I've already seen how H behaves in the divorce process (we've attempted the process twice). He's horribly evil and vindictive and dishonest during these times. destroys things, runs up bills, and gets completely crazy.
He told me last night (again) that if I try to divorce him he will immediately go to our 3 business locations and destroy the contents. Since I've seen him destroy stuff, I know he'd carry out those threats.
I'm like a prisoner. My only hope is that he's in rather poor health and likely will not live long. I know that sounds sad, and I would miss him if he died (we do have many good times), but if he were to die, this hell would be over. I know this sounds very "money crazy", but no way would I want to become financially devastated by divorce, only to have him die rather soon after....and then realize that I would have "gotten everything" if I had stayed married. That's what I tell our kids. I'm not going to destroy our finances with a divorce, only to have H die probably within 5 years. Plus, I don't want to become a financial burden to my kids.

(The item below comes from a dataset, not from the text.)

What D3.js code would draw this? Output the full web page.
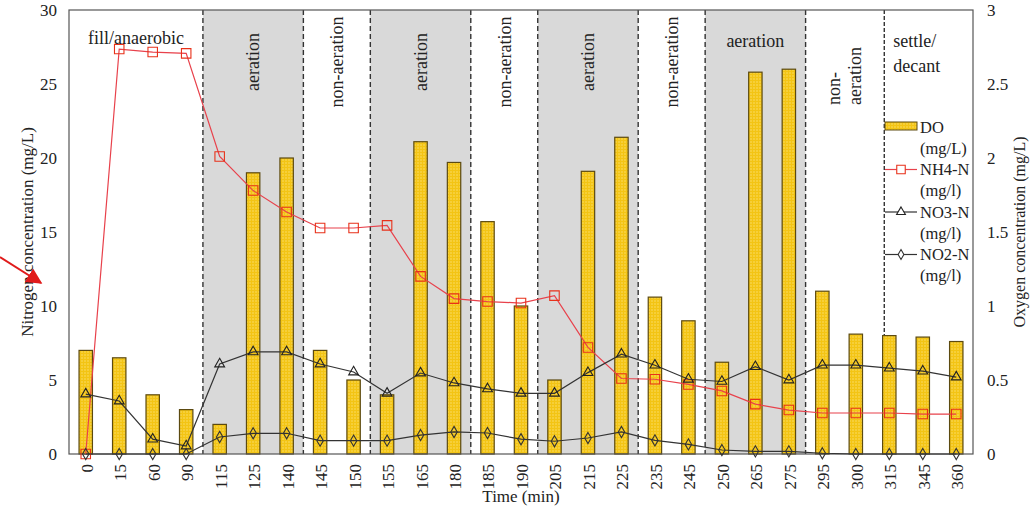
<!DOCTYPE html>
<html>
<head>
<meta charset="utf-8">
<script src="https://cdn.jsdelivr.net/npm/d3@7/dist/d3.min.js"></script>
<style>
  body { margin: 0; background: #fff; }
</style>
</head>
<body>
<div id="chart"></div>
<script>
// sampling times (min)
var times = ["0","15","60","90","115","125","140","145","150","155","165","180","185","190",
             "205","215","225","235","245","250","265","275","295","300","315","345","360"];

// dissolved oxygen (mg/L, right axis)
var doVals  = [0.70,0.65,0.40,0.30,0.20,1.90,2.00,0.70,0.50,0.40,2.11,1.97,1.57,1.00,
               0.50,1.91,2.14,1.06,0.90,0.62,2.58,2.60,1.10,0.81,0.80,0.79,0.76];
// nitrogen species (mg/L, left axis)
var nh4Vals = [0,27.36,27.16,27.07,20.1,17.8,16.35,15.27,15.27,15.45,12.0,10.5,10.3,10.2,
               10.7,7.2,5.1,5.05,4.7,4.26,3.37,2.97,2.77,2.77,2.77,2.7,2.7];
var no3Vals = [4.05,3.58,1.0,0.54,6.08,6.9,6.9,6.08,5.54,4.1,5.47,4.8,4.4,4.1,
               4.1,5.5,6.75,6.0,5.05,4.9,5.9,5.0,6.0,6.0,5.8,5.6,5.2];
var no2Vals = [0,0,0,0,1.15,1.4,1.4,0.9,0.9,0.9,1.28,1.49,1.42,1.0,
               0.86,1.08,1.49,0.92,0.65,0.27,0.18,0.18,0.05,0,0,0,0];

// operating phases: first and last sampling time in each
var phaseNames  = ["fill/anaerobic","aeration","non-aeration","aeration","non-aeration",
                   "aeration","non-aeration","aeration","non-aeration","settle/decant"];
var phaseFirst  = ["0","115","145","155","185","205","235","250","295","315"];
var phaseLast   = ["90","140","150","180","190","225","245","275","315","360"];
var phaseAerated = [false,true,false,true,false,true,false,true,false,false];

var leftTicks  = [0,5,10,15,20,25,30];
var rightTicks = [0,0.5,1,1.5,2,2.5,3];

var width = 1030, height = 511;
var margin = {top: 10, right: 57, bottom: 57, left: 69};
var serif = "'Liberation Serif', 'Times New Roman', Times, serif";

var svg = d3.select("#chart").append("svg")
    .attr("width", width)
    .attr("height", height)
    .attr("font-family", serif)
    .attr("fill", "#222");

var defs = svg.append("defs");
var pat = defs.append("pattern")
    .attr("id", "dots")
    .attr("width", 3).attr("height", 3)
    .attr("patternUnits", "userSpaceOnUse");
pat.append("rect").attr("width", 3).attr("height", 3).attr("fill", "#f3c414");
pat.append("circle").attr("cx", 1).attr("cy", 1).attr("r", 0.7).attr("fill", "#fde37a");

defs.append("marker")
    .attr("id", "arrowhead")
    .attr("viewBox", "0 0 10 10")
    .attr("refX", 9).attr("refY", 5)
    .attr("markerWidth", 8).attr("markerHeight", 8)
    .attr("orient", "auto")
  .append("path")
    .attr("d", "M0,0L10,5L0,10z")
    .attr("fill", "#e01b1b");

var x = d3.scaleBand()
    .domain(times)
    .range([margin.left, width - margin.right]);

var yL = d3.scaleLinear().domain([0, 30]).range([height - margin.bottom, margin.top]);
var yR = d3.scaleLinear().domain([0, 3]).range([height - margin.bottom, margin.top]);

var cx = function(t) { return x(t) + x.bandwidth() / 2; };

// phase bounds (settle/decant line sits a bit into the 315 band)
function phaseStart(i) {
    if (phaseNames[i] == "settle/decant") return x(phaseFirst[i]) + x.bandwidth() * 0.35;
    return x(phaseFirst[i]);
}
function phaseEnd(i) {
    if (i + 1 < phaseNames.length) return phaseStart(i + 1);
    return x(phaseLast[i]) + x.bandwidth();
}

// grey background for aeration phases
phaseNames.forEach(function(name, i) {
    if (!phaseAerated[i]) return;
    svg.append("rect")
        .attr("x", phaseStart(i))
        .attr("y", margin.top)
        .attr("width", phaseEnd(i) - phaseStart(i))
        .attr("height", height - margin.bottom - margin.top)
        .attr("fill", "#d9d9d9");
});

// dashed separators
phaseNames.forEach(function(name, i) {
    if (i == 0) return;
    svg.append("line")
        .attr("x1", phaseStart(i)).attr("x2", phaseStart(i))
        .attr("y1", margin.top).attr("y2", height - margin.bottom)
        .attr("stroke", "#333")
        .attr("stroke-width", 1.4)
        .attr("stroke-dasharray", name == "settle/decant" ? "4,2" : "5,3");
});

// DO bars
var barW = x.bandwidth() * 0.4;
svg.selectAll(".bar")
    .data(times)
    .enter().append("rect")
    .attr("class", "bar")
    .attr("x", function(d) { return cx(d) - barW / 2; })
    .attr("y", function(d, i) { return yR(doVals[i]); })
    .attr("width", barW)
    .attr("height", function(d, i) { return yR(0) - yR(doVals[i]); })
    .attr("fill", "url(#dots)")
    .attr("stroke", "#5c4a10")
    .attr("stroke-width", 1.2);

// frame
svg.append("rect")
    .attr("x", margin.left).attr("y", margin.top)
    .attr("width", width - margin.left - margin.right)
    .attr("height", height - margin.top - margin.bottom)
    .attr("fill", "none")
    .attr("stroke", "#555")
    .attr("stroke-width", 1.2);

// series lines and markers
var series = [
    {name: "NH4-N", vals: nh4Vals, color: "#e8414b", mark: "#e8311a", symbol: d3.symbolSquare, size: 90},
    {name: "NO3-N", vals: no3Vals, color: "#333", mark: "#222", symbol: d3.symbolTriangle, size: 42},
    {name: "NO2-N", vals: no2Vals, color: "#333", mark: "#333", symbol: d3.symbolDiamond, size: 36}
];

var line = d3.line()
    .x(function(d) { return cx(d.t); })
    .y(function(d) { return yL(d.v); });

series.forEach(function(s) {
    var pts = times.map(function(t, i) { return {t: t, v: s.vals[i]}; });
    svg.append("path")
        .datum(pts)
        .attr("d", line)
        .attr("fill", "none")
        .attr("stroke", s.color)
        .attr("stroke-width", 1.2);
    svg.selectAll(null)
        .data(pts)
        .enter().append("path")
        .attr("transform", function(d) { return "translate(" + cx(d.t) + "," + yL(d.v) + ")"; })
        .attr("d", d3.symbol().type(s.symbol).size(s.size))
        .attr("fill", "none")
        .attr("stroke", s.mark)
        .attr("stroke-width", 1.1);
});

// axes
svg.selectAll(".lt")
    .data(leftTicks)
    .enter().append("text")
    .attr("x", margin.left - 12)
    .attr("y", function(d) { return yL(d); })
    .attr("dy", "0.35em")
    .attr("text-anchor", "end")
    .style("font-size", "17px")
    .text(function(d) { return d; });

svg.selectAll(".rt")
    .data(rightTicks)
    .enter().append("text")
    .attr("x", width - margin.right + 14)
    .attr("y", function(d) { return yR(d); })
    .attr("dy", "0.35em")
    .style("font-size", "17px")
    .text(function(d) { return d; });

svg.selectAll(".xt")
    .data(times)
    .enter().append("text")
    .attr("transform", function(d) {
        return "translate(" + (cx(d) + 1) + "," + (height - margin.bottom + 10) + ") rotate(-90)";
    })
    .attr("dy", "0.35em")
    .attr("text-anchor", "end")
    .style("font-size", "17px")
    .text(function(d) { return d; });

svg.append("text")
    .attr("x", (margin.left + width - margin.right) / 2)
    .attr("y", height - 9)
    .attr("text-anchor", "middle")
    .style("font-size", "17px")
    .text("Time (min)");

svg.append("text")
    .attr("transform", "translate(33," + (margin.top + height - margin.bottom) / 2 + ") rotate(-90)")
    .attr("text-anchor", "middle")
    .style("font-size", "17px")
    .text("Nitrogen concentration (mg/L)");

svg.append("text")
    .attr("transform", "translate(1025," + (margin.top + height - margin.bottom) / 2 + ") rotate(-90)")
    .attr("text-anchor", "middle")
    .style("font-size", "16px")
    .text("Oxygen concentration (mg/L)");

// phase labels
phaseNames.forEach(function(name, i) {
    var mid = (phaseStart(i) + phaseEnd(i)) / 2;
    if (i == 0) {
        svg.append("text")
            .attr("x", mid).attr("y", 44)
            .attr("text-anchor", "middle")
            .style("font-size", "18px")
            .text(name);
    } else if (name == "settle/decant") {
        var t = svg.append("text").attr("x", phaseStart(i) + 9).attr("y", 47).style("font-size", "18px");
        t.append("tspan").text("settle/");
        t.append("tspan").attr("x", phaseStart(i) + 9).attr("dy", 25).text("decant");
    } else if (i == 7) {
        svg.append("text")
            .attr("x", mid).attr("y", 47)
            .attr("text-anchor", "middle")
            .style("font-size", "18px")
            .text(name);
    } else if (i == 8) {
        var t2 = svg.append("text")
            .attr("transform", "translate(" + (mid - 1) + ",105) rotate(-90)")
            .style("font-size", "18px");
        t2.append("tspan").attr("x", 0).attr("dy", "-0.2em").text("non-");
        t2.append("tspan").attr("x", 0).attr("dy", "1.15em").text("aeration");
    } else {
        svg.append("text")
            .attr("transform", "translate(" + mid + ",62) rotate(-90)")
            .attr("text-anchor", "middle")
            .attr("dy", "0.35em")
            .style("font-size", "18px")
            .text(name);
    }
});

// legend
var lx = 885, lw = 32, tx = 920;
var lg = svg.append("g");
lg.append("rect").attr("x", lx).attr("y", 122).attr("width", lw).attr("height", 8)
    .attr("fill", "url(#dots)").attr("stroke", "#5c4a10");
var legendText = [["DO", "(mg/L)"], ["NH4-N", "(mg/l)"], ["NO3-N", "(mg/l)"], ["NO2-N", "(mg/l)"]];
legendText.forEach(function(lbl, i) {
    var yy = 127 + i * 42.5;
    lg.append("text").attr("x", tx).attr("y", yy).attr("dy", "0.35em").style("font-size", "16.5px").text(lbl[0]);
    lg.append("text").attr("x", tx).attr("y", yy + 21).attr("dy", "0.35em").style("font-size", "16.5px").text(lbl[1]);
    if (i == 0) return;
    var s = series[i - 1];
    lg.append("line").attr("x1", lx).attr("x2", lx + lw).attr("y1", yy).attr("y2", yy)
        .attr("stroke", s.color).attr("stroke-width", 1.2);
    lg.append("path")
        .attr("transform", "translate(" + (lx + lw / 2) + "," + yy + ")")
        .attr("d", d3.symbol().type(s.symbol).size(s.size * 0.8))
        .attr("fill", "#fff").attr("stroke", s.mark).attr("stroke-width", 1.1);
});

// red annotation arrow
svg.append("line")
    .attr("x1", 0).attr("y1", 257)
    .attr("x2", 41).attr("y2", 283)
    .attr("stroke", "#e01b1b")
    .attr("stroke-width", 2)
    .attr("marker-end", "url(#arrowhead)");
</script>
</body>
</html>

I wrote a lot so that you can "see into your future" to see what you may be facing if you continue with a mentally unhealthy person.
thanks for everything.
Submitted by confused94 on
On your trip...
Submitted by AlmaVera on
...try to stay as detached as possible. Sometimes, being together for the first time in a while can be almost like a mini-hyperfocus and it's easy to get sucked in by the good feelings and think things really aren't as bad as you thought they were. Other times, it makes the problems you're having that much more obvious. Try to pretend you're watching what's happening from a distance, as if it's between two strangers. Helps to keep perspective.